** Start Information supplied **

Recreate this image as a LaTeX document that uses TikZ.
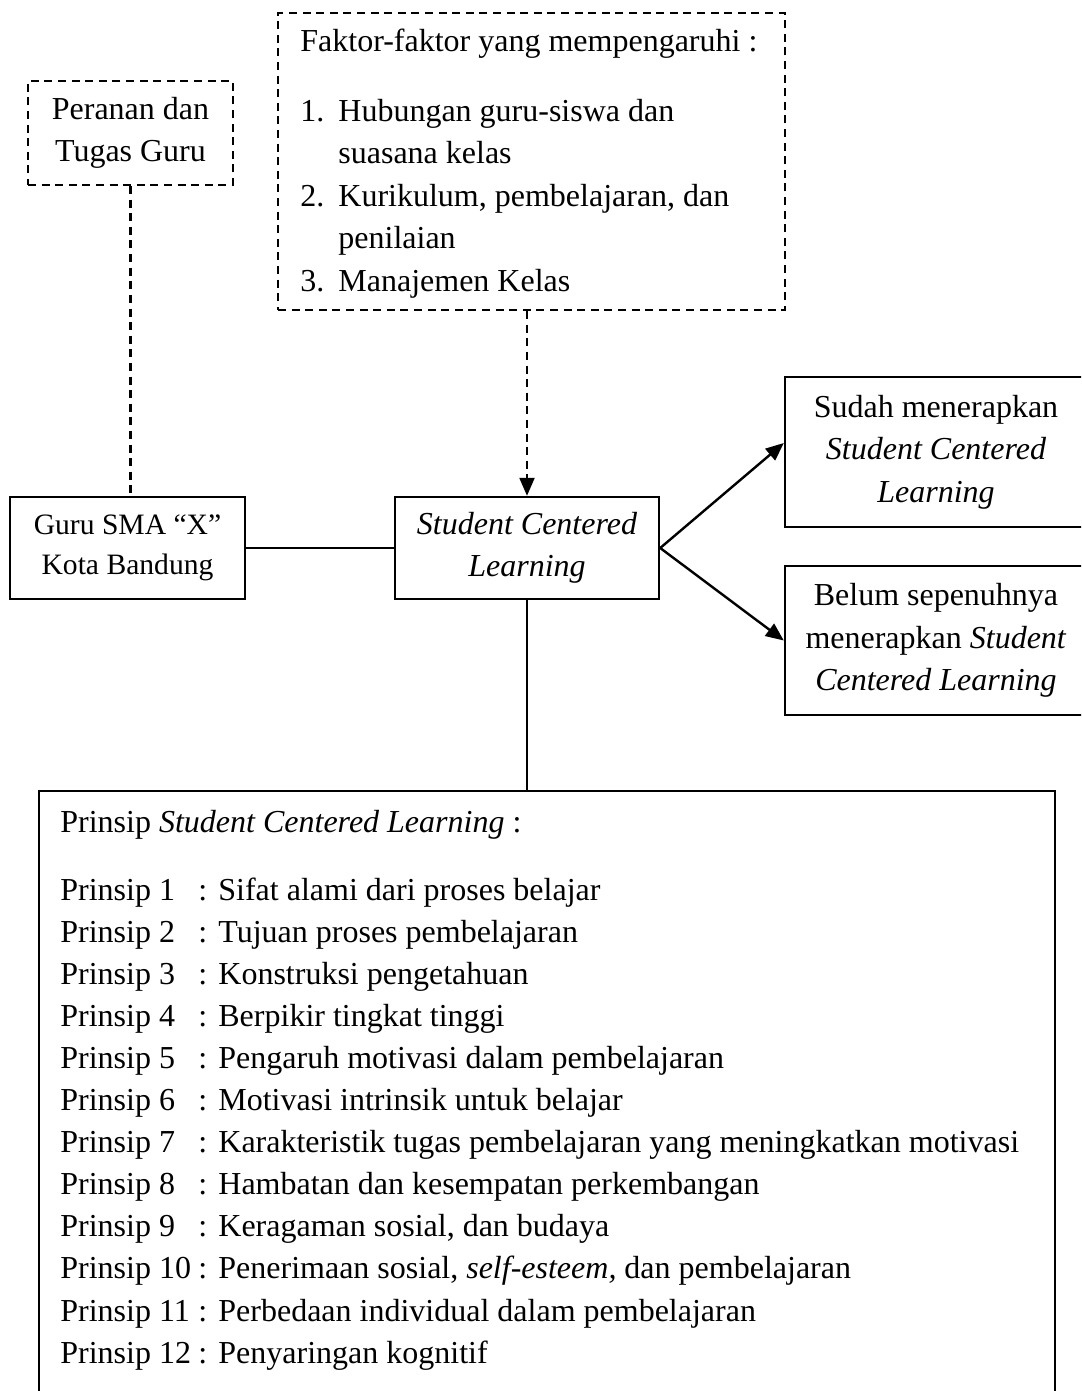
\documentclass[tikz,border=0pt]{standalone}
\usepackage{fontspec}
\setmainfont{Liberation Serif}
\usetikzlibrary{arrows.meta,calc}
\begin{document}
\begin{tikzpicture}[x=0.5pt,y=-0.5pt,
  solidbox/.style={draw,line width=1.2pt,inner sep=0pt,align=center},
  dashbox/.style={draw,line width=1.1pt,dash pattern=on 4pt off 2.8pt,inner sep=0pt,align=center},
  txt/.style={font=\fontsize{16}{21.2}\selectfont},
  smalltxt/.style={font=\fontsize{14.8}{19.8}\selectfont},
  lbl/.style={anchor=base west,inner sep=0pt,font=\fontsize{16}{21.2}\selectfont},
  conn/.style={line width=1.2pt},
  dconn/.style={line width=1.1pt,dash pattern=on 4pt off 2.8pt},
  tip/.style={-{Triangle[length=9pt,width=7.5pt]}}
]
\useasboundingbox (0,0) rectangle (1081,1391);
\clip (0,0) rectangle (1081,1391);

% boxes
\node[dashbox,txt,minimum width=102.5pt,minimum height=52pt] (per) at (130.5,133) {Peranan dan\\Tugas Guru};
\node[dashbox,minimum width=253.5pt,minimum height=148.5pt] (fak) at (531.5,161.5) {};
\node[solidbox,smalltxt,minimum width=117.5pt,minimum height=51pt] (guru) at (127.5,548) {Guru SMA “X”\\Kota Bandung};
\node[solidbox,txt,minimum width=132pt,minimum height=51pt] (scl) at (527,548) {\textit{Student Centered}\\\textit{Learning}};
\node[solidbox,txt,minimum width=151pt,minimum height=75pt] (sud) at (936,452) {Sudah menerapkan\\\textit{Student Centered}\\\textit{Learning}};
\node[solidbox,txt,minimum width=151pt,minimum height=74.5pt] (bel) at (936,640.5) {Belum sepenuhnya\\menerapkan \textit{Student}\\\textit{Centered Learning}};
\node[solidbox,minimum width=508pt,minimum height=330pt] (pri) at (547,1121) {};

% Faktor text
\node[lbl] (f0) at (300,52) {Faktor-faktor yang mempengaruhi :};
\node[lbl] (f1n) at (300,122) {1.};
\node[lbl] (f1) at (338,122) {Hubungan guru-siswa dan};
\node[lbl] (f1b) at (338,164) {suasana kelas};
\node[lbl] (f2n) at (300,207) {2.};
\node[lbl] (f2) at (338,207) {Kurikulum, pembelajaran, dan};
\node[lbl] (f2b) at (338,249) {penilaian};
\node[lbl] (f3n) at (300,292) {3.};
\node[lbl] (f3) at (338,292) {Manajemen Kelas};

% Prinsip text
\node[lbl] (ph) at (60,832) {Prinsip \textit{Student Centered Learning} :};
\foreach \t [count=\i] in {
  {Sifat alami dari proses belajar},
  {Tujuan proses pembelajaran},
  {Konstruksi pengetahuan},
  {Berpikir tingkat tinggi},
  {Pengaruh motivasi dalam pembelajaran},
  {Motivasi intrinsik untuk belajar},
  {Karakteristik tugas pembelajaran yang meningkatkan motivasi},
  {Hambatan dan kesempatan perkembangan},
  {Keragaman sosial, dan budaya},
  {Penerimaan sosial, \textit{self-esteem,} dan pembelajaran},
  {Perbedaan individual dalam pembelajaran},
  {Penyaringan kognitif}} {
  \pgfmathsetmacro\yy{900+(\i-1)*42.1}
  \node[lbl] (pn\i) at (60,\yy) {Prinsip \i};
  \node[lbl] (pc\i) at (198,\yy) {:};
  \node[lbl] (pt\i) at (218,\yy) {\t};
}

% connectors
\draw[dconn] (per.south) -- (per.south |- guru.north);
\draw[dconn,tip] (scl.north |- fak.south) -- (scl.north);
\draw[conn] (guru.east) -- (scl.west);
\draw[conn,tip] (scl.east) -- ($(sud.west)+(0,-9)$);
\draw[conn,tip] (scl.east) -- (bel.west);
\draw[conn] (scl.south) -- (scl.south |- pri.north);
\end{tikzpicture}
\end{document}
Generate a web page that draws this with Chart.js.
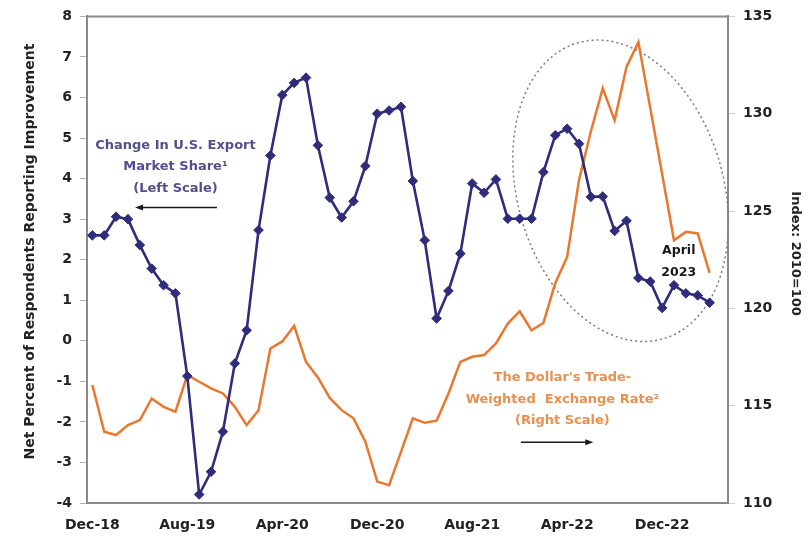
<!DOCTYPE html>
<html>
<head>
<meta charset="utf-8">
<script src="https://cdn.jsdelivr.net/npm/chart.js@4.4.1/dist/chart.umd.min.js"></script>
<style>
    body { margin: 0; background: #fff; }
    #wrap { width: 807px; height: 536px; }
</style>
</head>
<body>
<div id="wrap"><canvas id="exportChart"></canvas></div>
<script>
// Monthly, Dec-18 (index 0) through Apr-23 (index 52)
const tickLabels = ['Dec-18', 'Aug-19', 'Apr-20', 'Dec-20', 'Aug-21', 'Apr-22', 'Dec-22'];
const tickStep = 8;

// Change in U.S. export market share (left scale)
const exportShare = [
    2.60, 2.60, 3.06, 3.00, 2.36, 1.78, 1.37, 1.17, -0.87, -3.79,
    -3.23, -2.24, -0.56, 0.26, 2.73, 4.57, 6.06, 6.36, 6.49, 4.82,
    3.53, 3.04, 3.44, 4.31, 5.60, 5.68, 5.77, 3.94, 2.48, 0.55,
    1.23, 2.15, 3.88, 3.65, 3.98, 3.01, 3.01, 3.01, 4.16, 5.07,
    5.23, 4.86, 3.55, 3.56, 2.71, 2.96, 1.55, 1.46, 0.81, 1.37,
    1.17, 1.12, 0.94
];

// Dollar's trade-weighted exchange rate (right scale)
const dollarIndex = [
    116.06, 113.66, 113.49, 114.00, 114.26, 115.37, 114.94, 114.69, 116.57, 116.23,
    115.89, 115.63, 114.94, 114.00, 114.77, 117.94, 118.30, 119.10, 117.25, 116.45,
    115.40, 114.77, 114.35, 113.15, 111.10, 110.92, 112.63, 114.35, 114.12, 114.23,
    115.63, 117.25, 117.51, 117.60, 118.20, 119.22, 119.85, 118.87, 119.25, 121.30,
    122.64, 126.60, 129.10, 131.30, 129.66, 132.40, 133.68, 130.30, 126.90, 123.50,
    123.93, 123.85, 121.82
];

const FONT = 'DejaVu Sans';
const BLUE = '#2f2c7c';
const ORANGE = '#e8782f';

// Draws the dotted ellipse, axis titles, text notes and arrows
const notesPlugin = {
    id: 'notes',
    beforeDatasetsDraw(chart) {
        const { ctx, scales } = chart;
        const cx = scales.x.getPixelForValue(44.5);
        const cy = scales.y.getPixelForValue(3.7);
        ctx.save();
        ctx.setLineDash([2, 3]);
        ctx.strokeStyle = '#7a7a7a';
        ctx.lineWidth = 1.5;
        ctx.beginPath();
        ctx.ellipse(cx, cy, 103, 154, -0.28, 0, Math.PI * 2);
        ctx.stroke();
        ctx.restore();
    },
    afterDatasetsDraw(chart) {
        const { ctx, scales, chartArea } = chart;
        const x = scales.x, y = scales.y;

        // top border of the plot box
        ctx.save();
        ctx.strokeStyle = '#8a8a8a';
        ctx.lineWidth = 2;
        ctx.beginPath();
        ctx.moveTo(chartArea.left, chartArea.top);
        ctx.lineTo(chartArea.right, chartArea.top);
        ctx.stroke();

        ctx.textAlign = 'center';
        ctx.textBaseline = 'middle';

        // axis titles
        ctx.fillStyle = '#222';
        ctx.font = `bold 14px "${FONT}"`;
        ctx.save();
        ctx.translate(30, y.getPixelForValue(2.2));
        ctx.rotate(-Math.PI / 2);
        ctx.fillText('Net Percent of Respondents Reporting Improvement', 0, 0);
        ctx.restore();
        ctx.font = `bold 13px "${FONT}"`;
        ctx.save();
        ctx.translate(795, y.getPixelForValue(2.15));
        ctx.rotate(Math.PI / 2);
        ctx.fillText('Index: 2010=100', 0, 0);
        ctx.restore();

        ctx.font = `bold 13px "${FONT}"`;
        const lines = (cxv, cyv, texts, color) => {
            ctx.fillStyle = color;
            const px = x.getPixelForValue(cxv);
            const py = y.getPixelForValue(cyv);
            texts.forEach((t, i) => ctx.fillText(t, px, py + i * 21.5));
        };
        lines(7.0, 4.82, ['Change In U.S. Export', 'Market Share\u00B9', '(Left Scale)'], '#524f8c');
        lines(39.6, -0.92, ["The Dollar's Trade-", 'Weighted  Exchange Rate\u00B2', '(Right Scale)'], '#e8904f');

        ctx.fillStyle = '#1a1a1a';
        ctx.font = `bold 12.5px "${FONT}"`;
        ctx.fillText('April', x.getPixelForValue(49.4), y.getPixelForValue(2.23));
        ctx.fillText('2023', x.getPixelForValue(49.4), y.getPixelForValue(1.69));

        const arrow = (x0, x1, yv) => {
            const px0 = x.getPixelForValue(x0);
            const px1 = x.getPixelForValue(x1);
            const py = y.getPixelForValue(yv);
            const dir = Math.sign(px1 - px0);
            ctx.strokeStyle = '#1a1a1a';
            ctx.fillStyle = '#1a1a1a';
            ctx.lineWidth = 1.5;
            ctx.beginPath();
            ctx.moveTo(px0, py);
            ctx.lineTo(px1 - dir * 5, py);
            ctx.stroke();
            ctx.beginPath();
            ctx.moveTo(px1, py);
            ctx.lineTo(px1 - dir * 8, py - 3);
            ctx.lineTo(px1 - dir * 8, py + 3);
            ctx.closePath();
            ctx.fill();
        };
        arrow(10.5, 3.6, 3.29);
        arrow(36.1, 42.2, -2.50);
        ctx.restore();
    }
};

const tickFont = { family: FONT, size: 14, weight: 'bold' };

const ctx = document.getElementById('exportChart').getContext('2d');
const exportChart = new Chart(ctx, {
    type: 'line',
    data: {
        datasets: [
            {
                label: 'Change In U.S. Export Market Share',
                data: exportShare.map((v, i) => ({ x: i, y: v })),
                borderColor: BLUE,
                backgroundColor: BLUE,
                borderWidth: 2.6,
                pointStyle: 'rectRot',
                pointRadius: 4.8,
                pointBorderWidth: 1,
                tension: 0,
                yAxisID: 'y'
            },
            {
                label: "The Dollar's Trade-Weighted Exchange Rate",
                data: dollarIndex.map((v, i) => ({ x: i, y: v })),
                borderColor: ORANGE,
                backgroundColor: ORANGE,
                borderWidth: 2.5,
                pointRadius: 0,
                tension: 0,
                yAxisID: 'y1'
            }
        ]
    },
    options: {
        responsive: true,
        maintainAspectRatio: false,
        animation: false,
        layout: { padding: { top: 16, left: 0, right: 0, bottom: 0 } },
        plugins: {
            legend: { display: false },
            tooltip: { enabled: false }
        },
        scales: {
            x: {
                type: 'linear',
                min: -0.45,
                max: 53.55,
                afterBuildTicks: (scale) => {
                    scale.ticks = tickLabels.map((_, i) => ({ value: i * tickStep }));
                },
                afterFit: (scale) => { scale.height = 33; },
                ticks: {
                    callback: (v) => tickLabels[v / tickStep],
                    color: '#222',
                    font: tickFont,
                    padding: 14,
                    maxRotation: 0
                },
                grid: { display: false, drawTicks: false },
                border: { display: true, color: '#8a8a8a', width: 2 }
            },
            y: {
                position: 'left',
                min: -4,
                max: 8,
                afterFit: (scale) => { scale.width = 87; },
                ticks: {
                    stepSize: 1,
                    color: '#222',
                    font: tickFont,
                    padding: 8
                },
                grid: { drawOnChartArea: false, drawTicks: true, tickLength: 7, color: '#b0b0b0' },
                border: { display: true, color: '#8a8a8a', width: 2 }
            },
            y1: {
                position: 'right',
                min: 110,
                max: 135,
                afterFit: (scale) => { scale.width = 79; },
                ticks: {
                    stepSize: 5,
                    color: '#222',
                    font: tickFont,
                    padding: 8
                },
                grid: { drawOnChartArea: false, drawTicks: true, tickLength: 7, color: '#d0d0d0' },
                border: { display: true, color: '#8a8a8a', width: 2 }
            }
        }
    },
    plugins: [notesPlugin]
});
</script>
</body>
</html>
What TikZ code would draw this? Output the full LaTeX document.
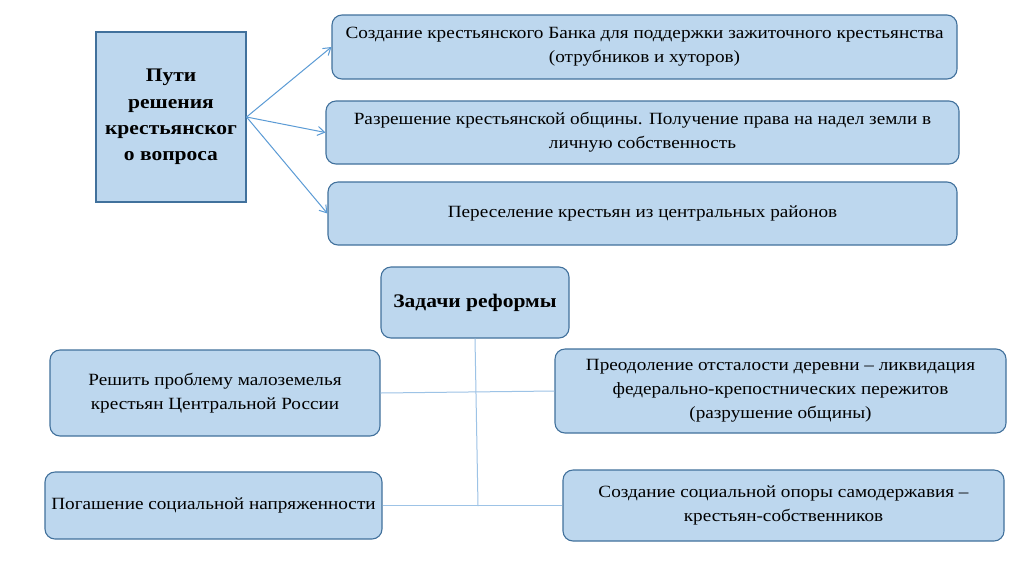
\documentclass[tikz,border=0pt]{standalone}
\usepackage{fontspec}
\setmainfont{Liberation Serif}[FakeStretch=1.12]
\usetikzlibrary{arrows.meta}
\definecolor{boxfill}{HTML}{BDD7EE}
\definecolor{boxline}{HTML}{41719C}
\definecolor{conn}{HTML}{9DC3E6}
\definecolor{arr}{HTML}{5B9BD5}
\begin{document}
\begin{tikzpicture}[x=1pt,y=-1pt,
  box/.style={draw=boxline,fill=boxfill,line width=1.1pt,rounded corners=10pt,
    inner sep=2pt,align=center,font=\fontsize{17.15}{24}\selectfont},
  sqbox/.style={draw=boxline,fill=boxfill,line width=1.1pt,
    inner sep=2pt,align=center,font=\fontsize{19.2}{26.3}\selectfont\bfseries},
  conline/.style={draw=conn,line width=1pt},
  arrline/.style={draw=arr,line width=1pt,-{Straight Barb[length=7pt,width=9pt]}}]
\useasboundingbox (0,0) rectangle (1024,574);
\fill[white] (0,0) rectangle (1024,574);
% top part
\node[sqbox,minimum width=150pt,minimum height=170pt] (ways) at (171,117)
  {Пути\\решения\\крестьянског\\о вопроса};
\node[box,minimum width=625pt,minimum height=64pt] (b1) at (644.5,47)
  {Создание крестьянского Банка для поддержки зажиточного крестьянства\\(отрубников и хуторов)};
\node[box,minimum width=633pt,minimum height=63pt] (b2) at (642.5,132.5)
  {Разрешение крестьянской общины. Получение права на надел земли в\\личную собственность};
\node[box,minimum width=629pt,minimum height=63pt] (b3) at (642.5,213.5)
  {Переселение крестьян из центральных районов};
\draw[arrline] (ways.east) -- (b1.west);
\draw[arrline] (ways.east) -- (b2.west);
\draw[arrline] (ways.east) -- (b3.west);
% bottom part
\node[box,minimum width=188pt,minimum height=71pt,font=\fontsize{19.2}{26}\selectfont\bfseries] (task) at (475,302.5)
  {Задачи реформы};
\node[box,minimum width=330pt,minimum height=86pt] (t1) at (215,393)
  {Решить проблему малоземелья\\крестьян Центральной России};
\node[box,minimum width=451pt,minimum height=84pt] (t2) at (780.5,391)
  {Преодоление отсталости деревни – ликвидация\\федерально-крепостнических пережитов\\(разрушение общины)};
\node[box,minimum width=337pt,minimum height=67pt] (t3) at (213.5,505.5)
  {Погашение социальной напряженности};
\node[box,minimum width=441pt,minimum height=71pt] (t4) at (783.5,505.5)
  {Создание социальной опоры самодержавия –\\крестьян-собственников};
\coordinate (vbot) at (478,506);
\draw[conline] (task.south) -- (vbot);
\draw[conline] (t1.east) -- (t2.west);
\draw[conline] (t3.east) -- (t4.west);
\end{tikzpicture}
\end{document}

** End Information supplied **

◆ Work to do: Work out how many lines of the listing above include the word "LaTeX". Reply with nothing but the count.

◆ Response: 2